Even when a person we know or love is dying, so often people find they are given almost no idea of how to help them; and when they are dead, we are not encouraged to give any thought to the future of the dead person, how he or she will continue, or how we could go on helping him or her. In fact, any attempt to think along these lines risks being dismissed as nonsensical and ridiculous.
What all of this is showing us, with painful clarity, is that now more than ever before we need a fundamental change in our attitude toward death and dying.
Happily, attitudes are beginning to change. The hospice movement, for example, is doing marvelous work in giving practical and emotional care. Yet practical and emotional care are not enough; people who are dying need love and care, but they also need something even more profound. They need to discover a real meaning to death, and to life. Without that, how can we give them ultimate comfort? Helping the dying, then, must include the possibility of spiritual care, because it is only with spiritual knowledge that we can truly face, and understand, death.
I have been heartened by the way in which in recent years the whole subject of death and dying has been opened up in the West by pioneers such as Elisabeth Kübler-Ross and Raymond Moody.

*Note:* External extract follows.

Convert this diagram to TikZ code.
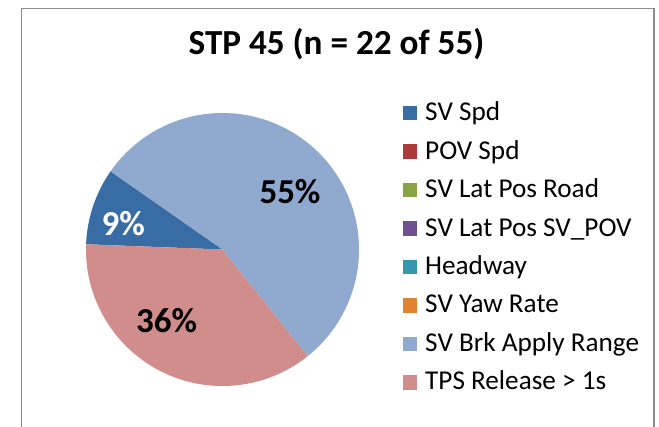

Looking deeply into the way that we care for the dying, Elisabeth Kübler-Ross has shown that with unconditional love, and a more enlightened attitude, dying can be a peaceful, even transformative experience. The scientific studies of the many different aspects of the near-death experience that followed the brave work of Raymond Moody have held out to humanity a vivid and strong hope that life does not end with death, and there is indeed a "life after life."
Some, unfortunately, did not really understand the full meaning of these revelations about death and dying. They went to the extreme of glamorizing death, and I have heard of tragic cases of young people who committed suicide because they believed death was beautiful and an escape from the depression of their lives. But whether we fear death and refuse to face it, or whether we romanticize it, death is trivialized. Both despair and euphoria about death are an evasion. Death is neither depressing nor exciting; it is simply a fact of life.
How sad it is that most of us only begin to appreciate our life when we are on the point of dying. I often think of the words of the great Buddhist master Padmasambhava: "Those who believe they have plenty of time get ready only at the time of death. Then they are ravaged by regret. But isn't it far too late?" What more chilling commentary on the modern world could there be than that most people die unprepared for death, as they have lived, unprepared for life?